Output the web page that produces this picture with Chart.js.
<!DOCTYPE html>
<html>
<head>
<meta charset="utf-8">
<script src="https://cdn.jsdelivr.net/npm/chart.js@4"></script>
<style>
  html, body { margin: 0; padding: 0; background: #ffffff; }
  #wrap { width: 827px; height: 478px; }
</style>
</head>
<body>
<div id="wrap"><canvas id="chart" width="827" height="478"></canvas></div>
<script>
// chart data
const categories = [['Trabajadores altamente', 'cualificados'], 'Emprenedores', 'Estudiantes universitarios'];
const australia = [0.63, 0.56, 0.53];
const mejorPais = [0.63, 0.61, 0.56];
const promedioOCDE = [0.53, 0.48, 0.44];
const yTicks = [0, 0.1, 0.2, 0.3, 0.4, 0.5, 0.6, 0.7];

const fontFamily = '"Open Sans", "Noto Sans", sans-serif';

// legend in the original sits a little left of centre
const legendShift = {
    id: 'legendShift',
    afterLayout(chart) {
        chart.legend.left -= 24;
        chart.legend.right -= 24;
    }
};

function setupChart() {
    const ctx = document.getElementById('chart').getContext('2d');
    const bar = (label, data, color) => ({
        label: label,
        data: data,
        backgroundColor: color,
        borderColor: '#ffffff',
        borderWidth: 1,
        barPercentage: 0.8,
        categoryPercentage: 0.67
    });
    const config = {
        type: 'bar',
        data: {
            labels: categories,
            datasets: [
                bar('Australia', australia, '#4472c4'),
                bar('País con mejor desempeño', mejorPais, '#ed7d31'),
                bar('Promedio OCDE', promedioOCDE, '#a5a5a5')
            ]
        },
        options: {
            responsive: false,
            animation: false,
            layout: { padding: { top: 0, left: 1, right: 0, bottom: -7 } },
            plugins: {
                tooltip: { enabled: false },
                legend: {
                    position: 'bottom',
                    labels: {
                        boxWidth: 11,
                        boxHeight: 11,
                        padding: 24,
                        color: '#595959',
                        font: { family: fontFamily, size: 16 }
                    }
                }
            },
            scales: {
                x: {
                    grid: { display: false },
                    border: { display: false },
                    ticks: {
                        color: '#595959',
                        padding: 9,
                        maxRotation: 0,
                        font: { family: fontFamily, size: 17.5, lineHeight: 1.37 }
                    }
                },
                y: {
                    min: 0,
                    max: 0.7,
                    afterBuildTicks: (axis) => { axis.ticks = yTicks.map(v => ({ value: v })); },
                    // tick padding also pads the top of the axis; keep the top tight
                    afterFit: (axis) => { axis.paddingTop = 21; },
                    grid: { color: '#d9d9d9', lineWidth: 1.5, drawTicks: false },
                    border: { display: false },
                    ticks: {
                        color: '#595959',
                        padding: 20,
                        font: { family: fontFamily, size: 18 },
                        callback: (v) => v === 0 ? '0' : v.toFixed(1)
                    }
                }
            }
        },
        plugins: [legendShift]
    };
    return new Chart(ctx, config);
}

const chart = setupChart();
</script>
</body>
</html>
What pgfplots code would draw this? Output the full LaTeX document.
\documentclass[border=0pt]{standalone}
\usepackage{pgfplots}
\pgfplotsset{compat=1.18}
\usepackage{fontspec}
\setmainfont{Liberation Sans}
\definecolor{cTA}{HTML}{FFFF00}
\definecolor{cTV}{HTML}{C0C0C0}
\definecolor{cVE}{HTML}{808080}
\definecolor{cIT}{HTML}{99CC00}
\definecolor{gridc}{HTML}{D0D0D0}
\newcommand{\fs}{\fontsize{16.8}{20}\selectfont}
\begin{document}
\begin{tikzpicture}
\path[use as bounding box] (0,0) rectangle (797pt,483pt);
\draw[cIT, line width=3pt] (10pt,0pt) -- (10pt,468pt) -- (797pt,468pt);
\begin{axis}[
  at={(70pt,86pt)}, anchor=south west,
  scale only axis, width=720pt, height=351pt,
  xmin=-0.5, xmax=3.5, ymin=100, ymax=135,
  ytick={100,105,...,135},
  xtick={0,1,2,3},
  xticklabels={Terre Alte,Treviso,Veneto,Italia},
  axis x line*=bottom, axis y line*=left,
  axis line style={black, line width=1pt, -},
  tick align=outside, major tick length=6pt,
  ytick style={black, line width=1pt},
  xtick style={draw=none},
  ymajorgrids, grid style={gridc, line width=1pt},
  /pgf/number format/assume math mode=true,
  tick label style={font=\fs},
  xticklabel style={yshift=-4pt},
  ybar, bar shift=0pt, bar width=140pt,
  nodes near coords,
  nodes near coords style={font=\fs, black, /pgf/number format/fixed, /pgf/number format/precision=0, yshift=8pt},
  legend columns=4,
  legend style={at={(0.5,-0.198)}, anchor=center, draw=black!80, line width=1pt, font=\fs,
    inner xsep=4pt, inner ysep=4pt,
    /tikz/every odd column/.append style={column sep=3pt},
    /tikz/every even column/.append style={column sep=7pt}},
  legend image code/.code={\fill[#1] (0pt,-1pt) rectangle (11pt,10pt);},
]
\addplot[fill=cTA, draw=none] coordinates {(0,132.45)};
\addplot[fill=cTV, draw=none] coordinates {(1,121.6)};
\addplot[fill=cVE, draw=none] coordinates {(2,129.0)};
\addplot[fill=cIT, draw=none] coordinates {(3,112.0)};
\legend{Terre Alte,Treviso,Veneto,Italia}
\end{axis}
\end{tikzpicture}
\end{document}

* * *

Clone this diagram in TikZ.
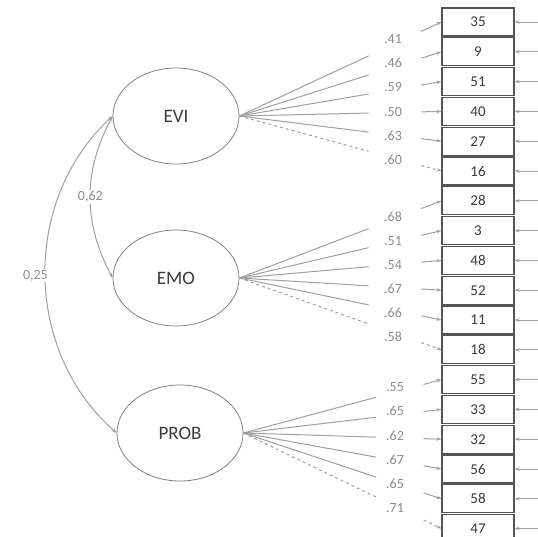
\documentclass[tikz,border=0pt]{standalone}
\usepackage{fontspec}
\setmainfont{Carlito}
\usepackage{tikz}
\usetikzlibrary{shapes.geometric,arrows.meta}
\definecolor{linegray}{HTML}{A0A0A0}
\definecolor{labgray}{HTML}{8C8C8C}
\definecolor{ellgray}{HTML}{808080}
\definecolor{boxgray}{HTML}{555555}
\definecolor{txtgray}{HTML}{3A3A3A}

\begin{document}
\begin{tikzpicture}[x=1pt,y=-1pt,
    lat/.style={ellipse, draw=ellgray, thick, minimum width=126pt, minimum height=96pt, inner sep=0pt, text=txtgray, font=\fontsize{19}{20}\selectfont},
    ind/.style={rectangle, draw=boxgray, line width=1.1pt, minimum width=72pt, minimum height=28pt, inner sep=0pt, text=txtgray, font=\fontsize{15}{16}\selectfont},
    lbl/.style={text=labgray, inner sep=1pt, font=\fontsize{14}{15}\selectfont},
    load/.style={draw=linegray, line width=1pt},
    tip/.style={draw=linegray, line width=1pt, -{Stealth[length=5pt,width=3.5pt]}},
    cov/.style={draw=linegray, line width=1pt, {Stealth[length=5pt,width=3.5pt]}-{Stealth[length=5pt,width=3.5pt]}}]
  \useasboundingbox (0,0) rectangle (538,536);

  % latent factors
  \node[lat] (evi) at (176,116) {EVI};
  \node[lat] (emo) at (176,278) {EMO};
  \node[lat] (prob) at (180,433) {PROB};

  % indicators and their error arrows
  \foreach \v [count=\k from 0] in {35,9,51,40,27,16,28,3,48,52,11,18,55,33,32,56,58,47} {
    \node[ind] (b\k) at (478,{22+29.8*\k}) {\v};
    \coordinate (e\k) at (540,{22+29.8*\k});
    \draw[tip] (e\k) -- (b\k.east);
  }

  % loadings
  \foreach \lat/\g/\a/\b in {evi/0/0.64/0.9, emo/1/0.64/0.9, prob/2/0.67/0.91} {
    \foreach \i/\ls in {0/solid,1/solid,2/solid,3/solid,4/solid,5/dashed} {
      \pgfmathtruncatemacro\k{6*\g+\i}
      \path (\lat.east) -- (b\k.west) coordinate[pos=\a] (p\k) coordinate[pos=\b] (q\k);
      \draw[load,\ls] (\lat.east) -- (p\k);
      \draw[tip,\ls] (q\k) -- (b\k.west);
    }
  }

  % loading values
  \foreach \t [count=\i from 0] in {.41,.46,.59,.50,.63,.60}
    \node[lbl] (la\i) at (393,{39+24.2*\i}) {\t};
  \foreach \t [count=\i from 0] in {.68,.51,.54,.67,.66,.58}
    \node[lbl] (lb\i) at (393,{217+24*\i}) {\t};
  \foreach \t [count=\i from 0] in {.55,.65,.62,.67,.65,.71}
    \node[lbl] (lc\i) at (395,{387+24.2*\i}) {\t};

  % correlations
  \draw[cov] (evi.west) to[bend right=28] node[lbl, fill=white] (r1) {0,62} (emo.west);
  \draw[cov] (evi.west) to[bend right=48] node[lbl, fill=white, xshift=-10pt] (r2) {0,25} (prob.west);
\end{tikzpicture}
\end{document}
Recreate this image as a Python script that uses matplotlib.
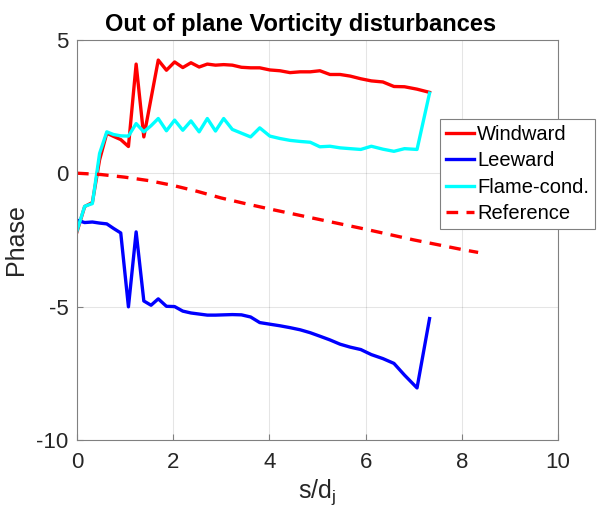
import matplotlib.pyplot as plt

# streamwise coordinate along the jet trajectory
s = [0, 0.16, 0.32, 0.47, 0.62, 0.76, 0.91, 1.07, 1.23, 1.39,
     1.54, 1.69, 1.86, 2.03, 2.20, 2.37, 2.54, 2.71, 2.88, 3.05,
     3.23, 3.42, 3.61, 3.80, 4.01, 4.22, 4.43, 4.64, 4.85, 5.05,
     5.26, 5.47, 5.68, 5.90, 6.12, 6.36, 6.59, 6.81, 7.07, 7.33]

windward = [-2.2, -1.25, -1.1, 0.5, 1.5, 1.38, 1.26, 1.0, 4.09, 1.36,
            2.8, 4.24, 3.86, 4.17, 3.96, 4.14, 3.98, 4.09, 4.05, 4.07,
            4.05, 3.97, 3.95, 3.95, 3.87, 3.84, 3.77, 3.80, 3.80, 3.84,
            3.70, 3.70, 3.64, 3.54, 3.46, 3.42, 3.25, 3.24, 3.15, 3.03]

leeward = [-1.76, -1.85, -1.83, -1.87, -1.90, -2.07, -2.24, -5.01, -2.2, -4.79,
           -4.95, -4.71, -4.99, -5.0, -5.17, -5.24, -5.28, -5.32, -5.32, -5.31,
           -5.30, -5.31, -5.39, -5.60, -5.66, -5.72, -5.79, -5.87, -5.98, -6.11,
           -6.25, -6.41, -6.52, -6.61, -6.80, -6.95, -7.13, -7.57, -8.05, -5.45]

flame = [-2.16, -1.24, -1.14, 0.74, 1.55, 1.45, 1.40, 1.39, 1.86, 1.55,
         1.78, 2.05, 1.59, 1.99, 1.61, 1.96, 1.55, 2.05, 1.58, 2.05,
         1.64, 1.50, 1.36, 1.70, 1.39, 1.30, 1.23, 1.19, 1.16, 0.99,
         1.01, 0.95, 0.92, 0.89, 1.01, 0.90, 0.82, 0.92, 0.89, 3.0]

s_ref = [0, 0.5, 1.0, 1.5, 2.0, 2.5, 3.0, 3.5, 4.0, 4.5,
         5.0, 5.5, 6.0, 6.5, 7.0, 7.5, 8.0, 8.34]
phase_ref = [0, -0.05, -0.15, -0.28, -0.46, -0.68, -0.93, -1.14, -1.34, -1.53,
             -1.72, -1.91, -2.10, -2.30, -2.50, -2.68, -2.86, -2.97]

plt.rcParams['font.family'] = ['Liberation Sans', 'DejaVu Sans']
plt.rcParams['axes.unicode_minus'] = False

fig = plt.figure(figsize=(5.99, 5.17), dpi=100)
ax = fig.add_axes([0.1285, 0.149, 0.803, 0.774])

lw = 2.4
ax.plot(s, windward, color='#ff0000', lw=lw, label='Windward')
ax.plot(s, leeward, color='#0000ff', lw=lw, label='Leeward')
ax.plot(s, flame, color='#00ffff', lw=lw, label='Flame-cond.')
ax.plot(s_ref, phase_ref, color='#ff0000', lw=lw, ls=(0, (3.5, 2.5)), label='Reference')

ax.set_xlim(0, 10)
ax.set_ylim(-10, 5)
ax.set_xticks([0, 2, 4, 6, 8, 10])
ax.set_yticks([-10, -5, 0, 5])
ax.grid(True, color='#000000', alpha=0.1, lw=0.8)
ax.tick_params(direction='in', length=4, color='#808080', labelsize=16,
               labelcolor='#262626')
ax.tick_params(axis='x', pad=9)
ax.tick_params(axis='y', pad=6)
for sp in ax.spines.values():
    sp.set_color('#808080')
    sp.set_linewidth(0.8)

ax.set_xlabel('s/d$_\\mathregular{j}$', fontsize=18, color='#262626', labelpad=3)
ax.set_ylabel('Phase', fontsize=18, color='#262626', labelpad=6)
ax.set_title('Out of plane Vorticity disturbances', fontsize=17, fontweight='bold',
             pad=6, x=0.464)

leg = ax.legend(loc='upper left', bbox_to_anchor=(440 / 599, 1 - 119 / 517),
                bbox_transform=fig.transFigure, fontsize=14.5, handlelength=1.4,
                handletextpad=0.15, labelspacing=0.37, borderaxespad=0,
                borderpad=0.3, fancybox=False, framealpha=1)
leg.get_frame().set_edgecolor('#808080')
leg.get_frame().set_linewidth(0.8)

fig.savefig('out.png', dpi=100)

_EXERCISE INSTRUCTIONS_:
Exclude any pictures, and restate word for word the lines from the one containing "Recreate this image" through the one containing "1.01, 0.95, 0.92, 0.89, 1.01, 0.90, 0.82, 0.92, 0.89, 3.0]", both included.

_WRITTEN RESPONSE_:
Recreate this image as a Python script that uses matplotlib.
import matplotlib.pyplot as plt

# streamwise coordinate along the jet trajectory
s = [0, 0.16, 0.32, 0.47, 0.62, 0.76, 0.91, 1.07, 1.23, 1.39,
     1.54, 1.69, 1.86, 2.03, 2.20, 2.37, 2.54, 2.71, 2.88, 3.05,
     3.23, 3.42, 3.61, 3.80, 4.01, 4.22, 4.43, 4.64, 4.85, 5.05,
     5.26, 5.47, 5.68, 5.90, 6.12, 6.36, 6.59, 6.81, 7.07, 7.33]

windward = [-2.2, -1.25, -1.1, 0.5, 1.5, 1.38, 1.26, 1.0, 4.09, 1.36,
            2.8, 4.24, 3.86, 4.17, 3.96, 4.14, 3.98, 4.09, 4.05, 4.07,
            4.05, 3.97, 3.95, 3.95, 3.87, 3.84, 3.77, 3.80, 3.80, 3.84,
            3.70, 3.70, 3.64, 3.54, 3.46, 3.42, 3.25, 3.24, 3.15, 3.03]

leeward = [-1.76, -1.85, -1.83, -1.87, -1.90, -2.07, -2.24, -5.01, -2.2, -4.79,
           -4.95, -4.71, -4.99, -5.0, -5.17, -5.24, -5.28, -5.32, -5.32, -5.31,
           -5.30, -5.31, -5.39, -5.60, -5.66, -5.72, -5.79, -5.87, -5.98, -6.11,
           -6.25, -6.41, -6.52, -6.61, -6.80, -6.95, -7.13, -7.57, -8.05, -5.45]

flame = [-2.16, -1.24, -1.14, 0.74, 1.55, 1.45, 1.40, 1.39, 1.86, 1.55,
         1.78, 2.05, 1.59, 1.99, 1.61, 1.96, 1.55, 2.05, 1.58, 2.05,
         1.64, 1.50, 1.36, 1.70, 1.39, 1.30, 1.23, 1.19, 1.16, 0.99,
         1.01, 0.95, 0.92, 0.89, 1.01, 0.90, 0.82, 0.92, 0.89, 3.0]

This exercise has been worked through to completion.